Les cégepiens sont de plus en plus stressés et c'est inquiétant. La cote R, la pression d'entrer dans un programme qui demande une moyenne X, sans compter le désir de faire un peu d'argent pour se permettre une certaine autonomie financière, l'envie d'avoir une vie sociale stimulante, peut-être même une vie amoureuse.

Dans un récent texte sur le stress des cégépiens, la journaliste Sophie Allard mettait en lumière ce problème criant, méconnu de notre société. On le voit aussi au Collège de Maisonneuve, où j'enseigne. Une majorité d'élèves veulent être performants dans toutes les sphères de leur vie, chose qui est pratiquement impossible.

Selon le sociologue Jean-Philippe Warren, ce désir de performance et ce culte du gagnant leur sont imposés socialement depuis leur naissance. Plusieurs tombent dans le piège et, malheureusement, trop souvent aux dépens de leur santé physique et mentale...

J'enseigne l'éducation physique. Un des cours que nous offrons se nomme « gestion de stress par l'activité physique ». C'est le cours le plus populaire de tous ceux offerts dans notre cégep. Onze groupes d'une trentaine d'élèves ont été ouverts à l'hiver 2016. Une clientèle majoritairement féminine, prise avec de sérieux problèmes de stress et d'anxiété.

Il s'agit de leur dernier cours d'éducation physique au collégial, et même à vie. Les élèves ont pour objectif final de devenir autonomes dans leur pratique d'activité physique. Méchant contrat... Surtout lorsque l'on considère que plusieurs d'entre eux ont vécu des expériences négatives en lien avec l'activité physique dans le passé tout simplement parce qu'ils ont été moins choyés génétiquement et socialement dans leurs rapports avec le mouvement.

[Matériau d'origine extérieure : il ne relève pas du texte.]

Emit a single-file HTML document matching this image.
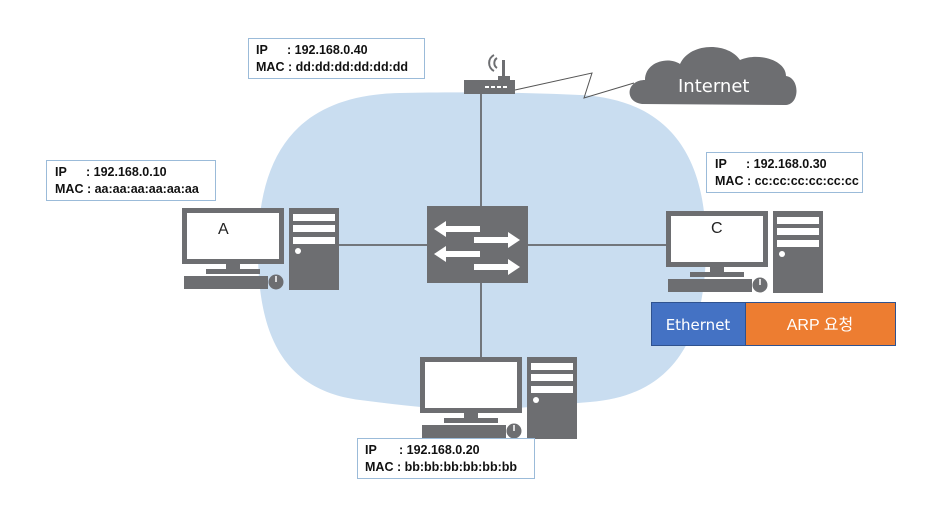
<!DOCTYPE html>
<html><head><meta charset="utf-8"><style>
body{margin:0;background:#fff;width:943px;height:517px;overflow:hidden}
svg{display:block}
.lbl{font-family:"Liberation Sans",sans-serif;font-weight:bold;font-size:12.5px;fill:#111}
</style></head><body>
<svg width="943" height="517" viewBox="0 0 943 517" xmlns="http://www.w3.org/2000/svg">
<defs>
<g id="pc">
<rect x="0" y="0" width="102" height="56" fill="#6d6e71"/>
<rect x="5" y="5" width="92" height="46" fill="#fff"/>
<rect x="44" y="56" width="14" height="7" fill="#6d6e71"/>
<rect x="24" y="61" width="54" height="5" fill="#6d6e71"/>
<rect x="2" y="68" width="84" height="13" fill="#6d6e71"/>
<circle cx="94" cy="74" r="7.5" fill="#6d6e71"/>
<line x1="94" y1="68" x2="94" y2="74" stroke="#fff" stroke-width="1.5"/>
<rect x="107" y="0" width="50" height="82" fill="#6d6e71"/>
<rect x="111" y="6" width="42" height="7" fill="#fff"/>
<rect x="111" y="17" width="42" height="7" fill="#fff"/>
<rect x="111" y="29" width="42" height="7" fill="#fff"/>
<circle cx="116" cy="43" r="3" fill="#fff"/>
</g>
</defs>
<path d="M258 250 C258 150 300 95 400 93 C450 92 520 92 580 95 C680 100 706 170 706 245 C706 330 680 395 590 402 C540 406 500 410 481 410 C440 410 400 405 360 400 C280 390 258 330 258 250 Z" fill="#c9ddf0"/>
<line x1="481" y1="93" x2="481" y2="360" stroke="#555" stroke-width="1.5"/>
<line x1="330" y1="245" x2="670" y2="245" stroke="#555" stroke-width="1.5"/>
<!-- router -->
<rect x="464" y="80" width="51" height="14" fill="#6d6e71"/>
<rect x="502" y="60" width="3" height="20" fill="#6d6e71"/>
<rect x="498" y="76" width="12" height="5" fill="#6d6e71"/>
<path d="M497 58 a6 6 0 0 0 0 10 M494 55 a9 9 0 0 0 0 16" stroke="#6d6e71" stroke-width="2" fill="none"/>
<g fill="#fff"><rect x="485" y="86" width="4" height="2"/><rect x="491" y="86" width="4" height="2"/><rect x="497" y="86" width="4" height="2"/><rect x="503" y="86" width="4" height="2"/></g>
<polyline points="515,90 592,73 584,98 634,83" fill="none" stroke="#555" stroke-width="1"/>
<!-- cloud -->
<path d="M642 104 C624 102 626 80 645 80 C645 62 668 56 680 64 C690 42 728 42 740 60 C758 52 786 60 786 76 C800 78 800 104 786 105 Z" fill="#6d6e71"/>
<text x="678" y="92" font-family="DejaVu Sans,sans-serif" font-size="18" fill="#fff">Internet</text>
<!-- switch -->
<rect x="427" y="206" width="101" height="77" fill="#6d6e71"/>
<g fill="#fff">
<polygon points="434,229 446,221 446,226 480,226 480,232 446,232 446,237"/>
<polygon points="520,240 508,232 508,237 474,237 474,243 508,243 508,248"/>
<polygon points="434,254 446,246 446,251 480,251 480,257 446,257 446,262"/>
<polygon points="520,267 508,259 508,264 474,264 474,270 508,270 508,275"/>
</g>
<use href="#pc" x="182" y="208"/>
<use href="#pc" x="666" y="211"/>
<use href="#pc" x="420" y="357"/>
<text x="218" y="234" font-family="Liberation Sans,sans-serif" font-size="16" fill="#222">A</text>
<text x="711" y="233" font-family="Liberation Sans,sans-serif" font-size="16" fill="#222">C</text>
<!-- labels -->
<g fill="#fff" stroke="#9bbbd9" stroke-width="1">
<rect x="248.5" y="38.5" width="176" height="40"/>
<rect x="46.5" y="160.5" width="169" height="40"/>
<rect x="706.5" y="152.5" width="156" height="40"/>
<rect x="357.5" y="438.5" width="177" height="40"/>
</g>
<text class="lbl" x="256" y="54">IP<tspan x="287">: 192.168.0.40</tspan></text>
<text class="lbl" x="256" y="71">MAC : dd:dd:dd:dd:dd:dd</text>
<text class="lbl" x="55" y="176">IP<tspan x="86">: 192.168.0.10</tspan></text>
<text class="lbl" x="55" y="193">MAC : aa:aa:aa:aa:aa:aa</text>
<text class="lbl" x="715" y="168">IP<tspan x="746">: 192.168.0.30</tspan></text>
<text class="lbl" x="715" y="185">MAC : cc:cc:cc:cc:cc:cc</text>
<text class="lbl" x="365" y="454">IP<tspan x="399">: 192.168.0.20</tspan></text>
<text class="lbl" x="365" y="471">MAC : bb:bb:bb:bb:bb:bb</text>
<!-- packet -->
<rect x="651.5" y="302.5" width="94" height="43" fill="#4472c4" stroke="#2f528f"/>
<rect x="745.5" y="302.5" width="150" height="43" fill="#ed7d31" stroke="#2f528f"/>
<text x="698" y="330" text-anchor="middle" font-family="DejaVu Sans,sans-serif" font-size="15" fill="#fff">Ethernet</text>
<text x="820" y="330" text-anchor="middle" font-family="'Liberation Sans','Noto Sans CJK KR',sans-serif" font-size="16" fill="#fff">ARP 요청</text>
</svg>
</body></html>
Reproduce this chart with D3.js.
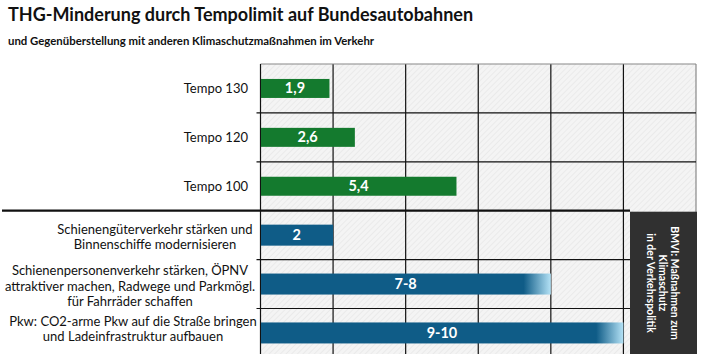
<!DOCTYPE html>
<html lang="de">
<head>
<meta charset="UTF-8" />
<title>THG-Minderung durch Tempolimit</title>
<script src="https://cdn.jsdelivr.net/npm/d3@7"></script>
<style>
  body { margin: 0; background: #fff; }
  svg { display: block; font-family: Lato, "Open Sans", sans-serif; }
</style>
</head>
<body>
<svg id="chart" width="707" height="354"></svg>
<script>
// data
var categories = ["Tempo 130", "Tempo 120", "Tempo 100",
  ["Schienengüterverkehr stärken und", "Binnenschiffe modernisieren"],
  ["Schienenpersonenverkehr stärken, ÖPNV", "attraktiver machen, Radwege und Parkmögl.", "für Fahrräder schaffen"],
  ["Pkw: CO2-arme Pkw auf die Straße bringen", "und Ladeinfrastruktur aufbauen"]];
var lowValues = [1.9, 2.6, 5.4, 2, 7, 9];
var highValues = [1.9, 2.6, 5.4, 2, 8, 10];
var valueLabels = ["1,9", "2,6", "5,4", "2", "7-8", "9-10"];
var groups = ["tempo", "tempo", "tempo", "bmvi", "bmvi", "bmvi"];
var xTicks = [0, 2, 4, 6, 8, 10, 12];
var boxLines = ["BMVI: Maßnahmen zum", "Klimaschutz", "in der Verkehrspolitik"];

var svg = d3.select("#chart");
var plotL = 260.5, plotR = 696, plotT = 64, rowH = 48.9;

var x = d3.scaleLinear().domain([0, 12]).range([plotL, plotR]);
var y = d3.scaleBand().domain(d3.range(categories.length))
  .range([plotT, plotT + rowH * categories.length]).padding(0);

var defs = svg.append("defs");
var pat = defs.append("pattern").attr("id", "hatch")
  .attr("patternUnits", "userSpaceOnUse").attr("width", 4).attr("height", 4)
  .attr("patternTransform", "rotate(45)");
pat.append("rect").attr("width", 4).attr("height", 4).attr("fill", "#f4f4f4");
pat.append("line").attr("x1", 0).attr("y1", 0).attr("x2", 0).attr("y2", 4)
  .attr("stroke", "#e0e0e0").attr("stroke-width", 1);

// titles
svg.append("text").attr("x", 8).attr("y", 21)
  .attr("font-size", 18).attr("font-weight", "bold").attr("fill", "#111")
  .text("THG-Minderung durch Tempolimit auf Bundesautobahnen");
svg.append("text").attr("x", 8).attr("y", 45)
  .attr("font-size", 11.4).attr("font-weight", "bold").attr("fill", "#111")
  .text("und Gegenüberstellung mit anderen Klimaschutzmaßnahmen im Verkehr");

// plot background
svg.append("rect").attr("x", plotL).attr("y", plotT)
  .attr("width", plotR - plotL).attr("height", 354 - plotT)
  .attr("fill", "url(#hatch)");

// vertical grid
svg.selectAll(".vgrid").data(xTicks.slice(1)).enter().append("line")
  .attr("x1", d => x(d)).attr("x2", d => x(d))
  .attr("y1", plotT).attr("y2", 354)
  .attr("stroke", d => d === 12 ? "#888" : "#111").attr("stroke-width", 1.2);

// horizontal grid
svg.selectAll(".hgrid").data(d3.range(1, categories.length)).enter().append("line")
  .attr("x1", d => d === 3 ? 2 : plotL - 4)
  .attr("x2", d => d >= 3 ? 630 : plotR)
  .attr("y1", d => y(d)).attr("y2", d => y(d))
  .attr("stroke", "#111").attr("stroke-width", d => d === 3 ? 2.2 : 1.2);

svg.append("line").attr("x1", plotL).attr("x2", plotR).attr("y1", plotT).attr("y2", plotT)
  .attr("stroke", "#888").attr("stroke-width", 1.2);
svg.append("line").attr("x1", plotL).attr("x2", plotL).attr("y1", plotT).attr("y2", 354)
  .attr("stroke", "#111").attr("stroke-width", 1.2);

// gradients for range bars
groups.forEach(function(g, i) {
  var gr = defs.append("linearGradient").attr("id", "grad" + i)
    .attr("gradientUnits", "userSpaceOnUse")
    .attr("x1", x(lowValues[i])).attr("x2", x(highValues[i]))
    .attr("y1", 0).attr("y2", 0);
  gr.append("stop").attr("offset", 0).attr("stop-color", "#0f5c87");
  gr.append("stop").attr("offset", 0.25).attr("stop-color", "#0f5c87");
  gr.append("stop").attr("offset", 1).attr("stop-color", "#b4e2f6");
});

// bars
var bars = svg.selectAll(".bar").data(d3.range(categories.length)).enter();
bars.append("rect")
  .attr("x", x(0) + 0.5)
  .attr("y", i => y(i) + y.bandwidth() / 2 - (groups[i] === "tempo" ? 9.5 : 10.5))
  .attr("width", i => x(highValues[i]) - x(0) - 0.5)
  .attr("height", i => groups[i] === "tempo" ? 19 : 21)
  .attr("fill", i => groups[i] === "tempo" ? "#147a2e" :
    (lowValues[i] === highValues[i] ? "#0f5c87" : "url(#grad" + i + ")"));

bars.append("text")
  .attr("x", i => (x(0) + x(highValues[i])) / 2)
  .attr("y", i => y(i) + y.bandwidth() / 2 - 0.5)
  .attr("dy", "0.36em").attr("text-anchor", "middle")
  .attr("font-size", 14.5).attr("font-weight", "bold").attr("fill", "#fff")
  .text(i => valueLabels[i]);

// category labels
var labelCenters = [null, null, null, 155, 130, 133];
var labelMid = [null, null, null, 237, 286, 329];
categories.forEach(function(c, i) {
  if (typeof c === "string") {
    svg.append("text").attr("x", 248).attr("y", y(i) + y.bandwidth() / 2)
      .attr("dy", "0.36em").attr("text-anchor", "end")
      .attr("font-size", 13).attr("fill", "#111").text(c);
  } else {
    var lh = 15.2;
    var y0 = labelMid[i] - (c.length - 1) * lh / 2;
    c.forEach(function(line, k) {
      svg.append("text").attr("x", labelCenters[i]).attr("y", y0 + k * lh)
        .attr("dy", "0.36em").attr("text-anchor", "middle")
        .attr("font-size", 13).attr("fill", "#111").text(line);
    });
  }
});

// BMVI box
svg.append("rect").attr("x", 630).attr("y", y(3) + 1)
  .attr("width", 67).attr("height", 354 - y(3))
  .attr("fill", "#303030");
var bx = 663, by = 283;
var bt = svg.append("g").attr("transform", "translate(" + bx + "," + by + ") rotate(90)");
boxLines.forEach(function(line, k) {
  bt.append("text").attr("x", 0).attr("y", (k - 1) * 12)
    .attr("dy", "0.36em").attr("text-anchor", "middle")
    .attr("font-size", 10.5).attr("font-weight", "bold").attr("fill", "#fff")
    .text(line);
});
</script>
</body>
</html>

Ce cours met l'accent sur l'utilisation de l'activité physique et des saines habitudes de vies pour réduire le stress. Les élèves rencontrent une psychologue qui décortique avec eux le phénomène du stress en lien avec leurs études. Plusieurs lectures portant sur les réactions physiologiques du stress sont également introduites.

D'un point de vue plus pratique, les élèves vivent de façon hebdomadaire une variété d'entraînements de type cardio-vasculaires (continu, intervalles, en circuit), de séances d'étirements (yoga, étirements statiques, Pilates) ainsi que de séances de relaxation (méditation, respiration training autogène, contraction relâchement de Jacobson).

Plusieurs études récentes démontrent l'impact de l'activité physique cardio-vasculaire régulière et de la relaxation sur la réduction de la tension et du stress quotidiens. Les élèves le vivent, le réalisent et surtout, le sentent.

Force est de constater qu'à la fin du trimestre, beaucoup d'entre eux ont significativement amélioré leur rapport à l'activité physique. Ils réalisent que jumelée avec un peu de relaxation et de respiration consciente, elle leur permet de vivre moins stressés. Ils ont fait la paix avec l'activité physique. Ils ne la considèrent plus comme « performante », mais plutôt comme « aidante ». Une sorte de douche intérieure. Une hygiène de vie qui permet de se rapprocher du bien-être, peut-être même du bonheur.

L'article de Mme Allard parle du manque de ressources pour affronter la situation alarmante du stress au cégep. Les éducateurs physiques ont un rôle majeur à jouer en ce sens. En fait, avec un cours comme celui que nous offrons, nous sommes déjà proactifs et en mode solution. En partenariat avec le service psychologique, nous sensibilisons déjà les étudiants au phénomène grandissant du stress.

De la belle éducation « par le physique » pour en arriver à un certain équilibre entre le corps et l'esprit.